Malian militant and jihadist (died 2020)

Ba Ag Moussa (c. 1970s – 10 November 2020) was a Malian militant and jihadist.

==Biography==
Moussa was born in Tin-Essako in the 1970s, in the Kidal Region. He was the son of a Bambara and a Tuareg. After having benefitted from military training in Libya, he aided the Malian Armed Forces in the Tuareg rebellion of the 1990s. He took up arms again during the Tuareg rebellion of 2006, rejoining the Malian Army following the 2006 Algiers Accords. He earned the rank of colonel and helped to combat insecurity in the Kidal Region.

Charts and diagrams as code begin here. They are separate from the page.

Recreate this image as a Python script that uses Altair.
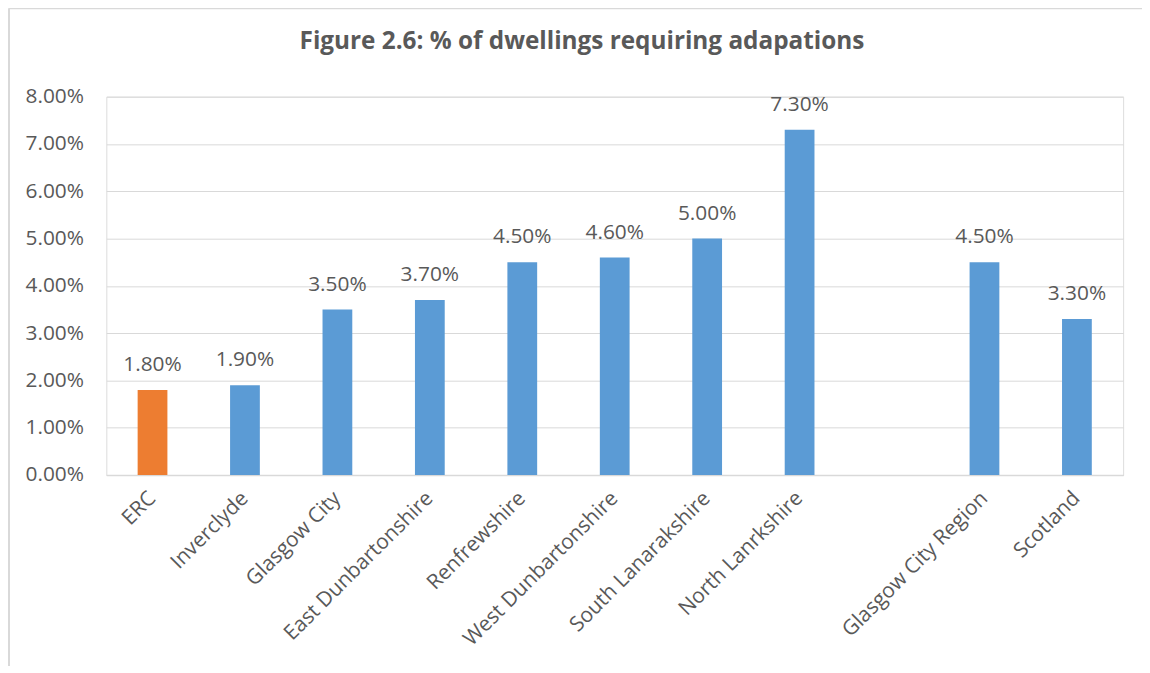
import altair as alt
import pandas as pd

areas = ["ERC", "Inverclyde", "Glasgow City", "East Dunbartonshire", "Renfrewshire",
         "West Dunbartonshire", "South Lanarakshire", "North Lanrkshire",
         "Glasgow City Region", "Scotland"]
values = [0.018, 0.019, 0.035, 0.037, 0.045, 0.046, 0.050, 0.073, 0.045, 0.033]
# axis order, with an empty slot between the councils and the region/national totals
axis_order = ["ERC", "Inverclyde", "Glasgow City", "East Dunbartonshire", "Renfrewshire",
              "West Dunbartonshire", "South Lanarakshire", "North Lanrkshire", " ",
              "Glasgow City Region", "Scotland"]
y_ticks = [0, 0.01, 0.02, 0.03, 0.04, 0.05, 0.06, 0.07, 0.08]

df = pd.DataFrame({"area": areas, "value": values})

FONT = "Open Sans"
TXT = "#595959"
GRID = "#D9D9D9"
FS = 21

x_enc = alt.X("area:N", sort=axis_order,
              scale=alt.Scale(domain=axis_order, paddingInner=0.678, paddingOuter=0.339),
              axis=alt.Axis(title=None, labelAngle=-45, labelAlign="right", labelBaseline="middle",
                            labelFontSize=FS, labelColor=TXT, labelFont=FONT, labelPadding=20,
                            labelLimit=0, ticks=False, domainColor=GRID, domainWidth=1.5,
                            grid=False, labelOverlap=False))
y_enc = alt.Y("value:Q", scale=alt.Scale(domain=[0, 0.08], nice=False),
              axis=alt.Axis(title=None, values=y_ticks, format=".2%", labelFontSize=FS,
                            labelColor=TXT, labelFont=FONT, labelPadding=23, ticks=False,
                            domain=False, gridColor=GRID, gridWidth=1))

base = alt.Chart(df)

bars = base.mark_bar().encode(
    x=x_enc, y=y_enc,
    color=alt.condition(alt.datum.area == "ERC", alt.value("#ED7D31"), alt.value("#5B9BD5")),
)

labels = base.mark_text(baseline="alphabetic", dy=-19, fontSize=FS, font=FONT, color=TXT).encode(
    x=alt.X("area:N", sort=axis_order), y="value:Q", text=alt.Text("value:Q", format=".2%"),
)

frame_df = pd.DataFrame({"k": [0]})
frame_left = alt.Chart(frame_df).mark_rule(color=GRID, strokeWidth=2).encode(
    x=alt.value(-98), y=alt.value(-89), y2=alt.value(600))
frame_top = alt.Chart(frame_df).mark_rule(color=GRID, strokeWidth=2).encode(
    x=alt.value(-98), x2=alt.value(1100), y=alt.value(-89))

chart = alt.layer(frame_left, frame_top, bars, labels).properties(
    width=1024, height=381,
    autosize=alt.AutoSizeParams(type="none"),
    padding={"left": 99, "top": 87, "right": 19, "bottom": 190},
    title=alt.TitleParams("Figure 2.6: % of dwellings requiring adapations", font=FONT,
                          fontSize=24.5, fontWeight="bold", color=TXT, anchor="middle",
                          frame="group", dx=-33, offset=-66, baseline="alphabetic"),
).configure_view(stroke=None).configure(background="white")

chart.save("out.html", embed_options={"renderer": "svg", "actions": False})
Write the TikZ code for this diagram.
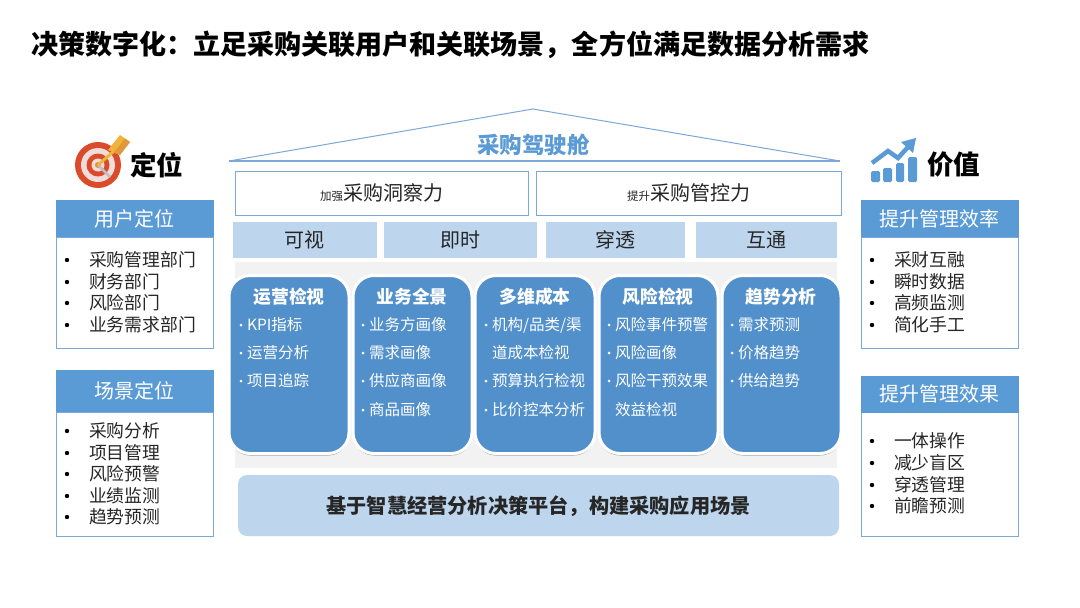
\documentclass[tikz,border=0pt]{standalone}
\usepackage{fontspec}
\setmainfont{Noto Sans CJK SC}
\usetikzlibrary{shadows}
\definecolor{hdr}{HTML}{5B9BD5}
\definecolor{edgeb}{HTML}{7AA8D8}
\definecolor{pale}{HTML}{BDD6EE}
\definecolor{card}{HTML}{5290CB}
\definecolor{ink}{HTML}{262626}
\definecolor{tred}{HTML}{DB4A2B}
\definecolor{tlight}{HTML}{F0DCD8}
\definecolor{tgold}{HTML}{F2B33D}
\definecolor{tdark}{HTML}{DE9A3A}
\tikzset{
 x=1pt,y=-1pt,
 every node/.style={inner sep=0pt,outer sep=0pt},
 hdrbox/.style={fill=hdr,text=white,font=\fontsize{20}{20}\selectfont,text height=17.6pt,text depth=2.4pt},
 listbox/.style={draw=edgeb,line width=1pt,fill=white},
 listtext/.style={font=\fontsize{17.8}{18}\selectfont,text=ink,anchor=west,text height=15.2pt,text depth=2.5pt},
 pillar/.style={fill=pale,text=ink,font=\fontsize{20}{20}\selectfont,text height=17.6pt,text depth=2.4pt},
 cardbox/.style={draw=white,line width=3pt,fill=card,rounded corners=21pt,drop shadow={shadow xshift=0pt,shadow yshift=-2pt,opacity=.35,fill=black}},
 cardtitle/.style={text=white,font=\bfseries\fontsize{17.8}{18}\selectfont,text height=15.4pt,text depth=2.1pt},
 cardtext/.style={text=white,font=\fontsize{15.5}{16}\selectfont,anchor=west,text height=13.3pt,text depth=2.2pt},
 wbox/.style={draw=edgeb,line width=1pt,fill=white,text=ink,text height=17.6pt,text depth=2.4pt},
}
\newcommand{\sized}[2]{{\fontsize{#1}{#1}\selectfont #2}}
\newcommand{\sideitem}[5]{\fill[black] (#2,#4) circle (2.2pt);\node[listtext] (#1) at (#3,#4) {#5};}
\newcommand{\carditem}[4]{\fill[white] ({#2-6},#3) circle (1.5pt);\node[cardtext] (#1) at (#2,#3) {#4};}
\newcommand{\cardcont}[4]{\node[cardtext] (#1) at (#2,#3) {#4};}
\begin{document}
\begin{tikzpicture}
\useasboundingbox (0,0) rectangle (1080,608);
\fill[white] (0,0) rectangle (1080,608);
\node[anchor=west,font=\bfseries\fontsize{27.05}{27}\selectfont,text=black] (title) at (31,44.5) {决策数字化：立足采购关联用户和关联场景，全方位满足数据分析需求};
% roof
\coordinate (rl) at (229,161);
\coordinate (rt) at (533,109);
\coordinate (rr) at (840,161);
\draw[edgeb,line width=1pt] (rl) -- (rt) -- (rr);
\draw[edgeb,line width=1.3pt] (rl) -- (rr);
\node[font=\bfseries\fontsize{22.5}{23}\selectfont,text=hdr] (roof) at (533.5,145) {采购驾驶舱};
\node[wbox,minimum width=293pt,minimum height=44pt] (a) at (381.5,193) {\sized{11.5}{加强}\sized{20}{采购洞察力}};
\node[wbox,minimum width=305pt,minimum height=44pt] (b) at (688.5,193) {\sized{11.5}{提升}\sized{20}{采购管控力}};
\node[pillar,minimum width=144pt,minimum height=36pt] (p1) at (304.5,239.5) {可视};
\node[pillar,minimum width=153pt,minimum height=36pt] (p2) at (460.5,239.5) {即时};
\node[pillar,minimum width=139pt,minimum height=36pt] (p3) at (615.5,239.5) {穿透};
\node[pillar,minimum width=141pt,minimum height=36pt] (p4) at (766.5,239.5) {互通};
% grey band
\fill[black!5] (235,262) rectangle (837,468);
% cards
\node[cardbox,minimum width=120pt,minimum height=178pt] (c1) at (289,364.5) {};
\node[cardbox,minimum width=119pt,minimum height=178pt] (c2) at (412.5,364.5) {};
\node[cardbox,minimum width=120pt,minimum height=178pt] (c3) at (535,364.5) {};
\node[cardbox,minimum width=119pt,minimum height=178pt] (c4) at (658.5,364.5) {};
\node[cardbox,minimum width=119pt,minimum height=178pt] (c5) at (781.5,364.5) {};
\node[cardtitle] (t1) at (289,297) {运营检视};
\node[cardtitle] (t2) at (412,297) {业务全景};
\node[cardtitle] (t3) at (535,297) {多维成本};
\node[cardtitle] (t4) at (658,297) {风险检视};
\node[cardtitle] (t5) at (781,297) {趋势分析};
\carditem{a1}{247}{325}{KPI指标}
\carditem{a2}{247}{353}{运营分析}
\carditem{a3}{247}{381}{项目追踪}
\carditem{b1}{369}{325}{业务方画像}
\carditem{b2}{369}{353}{需求画像}
\carditem{b3}{369}{381}{供应商画像}
\carditem{b4}{369}{410}{商品画像}
\carditem{d1}{492}{325}{机构/品类/渠}
\cardcont{d2}{492}{353}{道成本检视}
\carditem{d3}{492}{381}{预算执行检视}
\carditem{d4}{492}{410}{比价控本分析}
\carditem{e1}{615}{325}{风险事件预警}
\carditem{e2}{615}{353}{风险画像}
\carditem{e3}{615}{381}{风险干预效果}
\cardcont{e4}{615}{410}{效益检视}
\carditem{f1}{738}{325}{需求预测}
\carditem{f2}{738}{353}{价格趋势}
\carditem{f3}{738}{381}{供给趋势}
% base
\node[fill=pale,rounded corners=9pt,minimum width=601pt,minimum height=61pt,font=\bfseries\fontsize{20.2}{21}\selectfont,text=ink,text height=17.8pt,text depth=2.4pt] (base) at (538.5,505.5) {基于智慧经营分析决策平台，构建采购应用场景};
% target icon
\fill[tred] (98,165) circle (23pt);
\fill[tlight] (98,165) circle (17pt);
\fill[tred] (98,165) circle (11.5pt);
\fill[tlight] (98,165) circle (6.5pt);
\fill[tgold!60!tred] (98,165) circle (3pt);
\draw[black!25,line width=2.5pt] (98,165) -- (110,177);
\draw[tgold,line width=3pt] (98,165) -- (114,151);
\fill[tgold] (108,150) -- (120,135) -- (130,142) -- (120,155) -- cycle;
\fill[tdark] (114,152.5) -- (125,138.5) -- (130,142) -- (120,155) -- cycle;
\node[font=\bfseries\fontsize{26.5}{27}\selectfont,text=black] (dw) at (156.5,165) {定位};
% left column
\node[listbox,minimum width=157pt,minimum height=111pt] (l1) at (134.5,292.5) {};
\node[hdrbox,minimum width=158pt,minimum height=37pt] (h1) at (134.5,218.5) {用户定位};
\sideitem{l1a}{67}{89}{260}{采购管理部门}
\sideitem{l1b}{67}{89}{282}{财务部门}
\sideitem{l1c}{67}{89}{303}{风险部门}
\sideitem{l1d}{67}{89}{325}{业务需求部门}
\node[listbox,minimum width=157pt,minimum height=124pt] (l2) at (134.5,474) {};
\node[hdrbox,minimum width=158pt,minimum height=42pt] (h2) at (134.5,391) {场景定位};
\sideitem{l2a}{67}{89}{431}{采购分析}
\sideitem{l2b}{67}{89}{453}{项目管理}
\sideitem{l2c}{67}{89}{474}{风险预警}
\sideitem{l2d}{67}{89}{496}{业绩监测}
\sideitem{l2e}{67}{89}{517}{趋势预测}
% value icon
\fill[hdr,rounded corners=1.5pt] (871,171) rectangle (880,182);
\fill[hdr,rounded corners=1.5pt] (883,168) rectangle (892,182);
\fill[hdr,rounded corners=1.5pt] (896,163) rectangle (904,182);
\fill[hdr,rounded corners=1.5pt] (908,157) rectangle (917,182);
\draw[hdr,line width=4.5pt] (872,163) -- (888,151) -- (898,158) -- (909,146);
\fill[hdr] (901,142) -- (916,138) -- (913,153) -- cycle;
\node[font=\bfseries\fontsize{26.5}{27}\selectfont,text=black] (jz) at (953.5,165) {价值};
% right column
\node[listbox,minimum width=157pt,minimum height=111pt] (l3) at (939.5,292.5) {};
\node[hdrbox,minimum width=158pt,minimum height=37pt] (h3) at (939.5,218.5) {提升管理效率};
\sideitem{r1a}{872}{894}{260}{采财互融}
\sideitem{r1b}{872}{894}{282}{瞬时数据}
\sideitem{r1c}{872}{894}{303}{高频监测}
\sideitem{r1d}{872}{894}{325}{简化手工}
\node[listbox,minimum width=157pt,minimum height=124pt] (l4) at (939.5,474) {};
\node[hdrbox,minimum width=158pt,minimum height=37pt] (h4) at (939.5,394) {提升管理效果};
\sideitem{r2a}{872}{894}{441}{一体操作}
\sideitem{r2b}{872}{894}{463}{减少盲区}
\sideitem{r2c}{872}{894}{485}{穿透管理}
\sideitem{r2d}{872}{894}{506}{前瞻预测}
\end{tikzpicture}
\end{document}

In 2012, Moussa left the Malian Armed Forces to join the National Movement for the Liberation of Azawad. He spent a brief time with the Movement before joining Ansar Dine with support from his friend, Iyad Ag Ghaly. That year, he participated in the Battle of Menaka, the Battle of Aguelhok, and the Battle of Kidal. In 2017, Moussa joined Jama'at Nasr al-Islam wal Muslimin, taking the nickname "Abu Sharia".

After intervention by the French Armed Forces, Moussa stayed active in Nara and Kidal. He allegedly carried out attacks in Nara, Diabaly, and Niono.

On 17 March 2019, according to the Malian Army, Moussa led the attack on Dioura. However, these statements were denied by Jama'at Nasr al-Islam wal Muslimin. In 2020, the French Armed Forces declared Moussa was the leader of Jama'at Nasr al-Islam wal Muslimin. Journalist Wassim Nasr wrote that he was not the leader, but remained an important instructor within the group. In June 2020, he was suspected of directing the ambush of Bouka Weré.

==Death==
On November 10, French intelligence services detected the presence of a pick-up in the Tadamakat area, in the Ménaka region of Mali. The French Army had been looking for several days for Ba ag Moussa, an important figure in JNIM. Ba Ag Moussa was determined to be in the pickup accompanied by 4 other armed jihadists. At the end of the day, around 6:00 p.m., a large-scale Operation is launched by the French special forces of Operation Sabre. Four helicopters, one drone, and fifteen men were engaged in the operation, which took place 7 km east of Tadamakat. After warning shots were fired on them, the jihadists exited the vehicle and were shot and killed immediately. Their bodies were buried on site.

On 13 November 2020, Florence Parly, Minister of the French Armed Forces, announced that Moussa had been killed three days prior in the Ménaka Region as part of Operation Barkhane.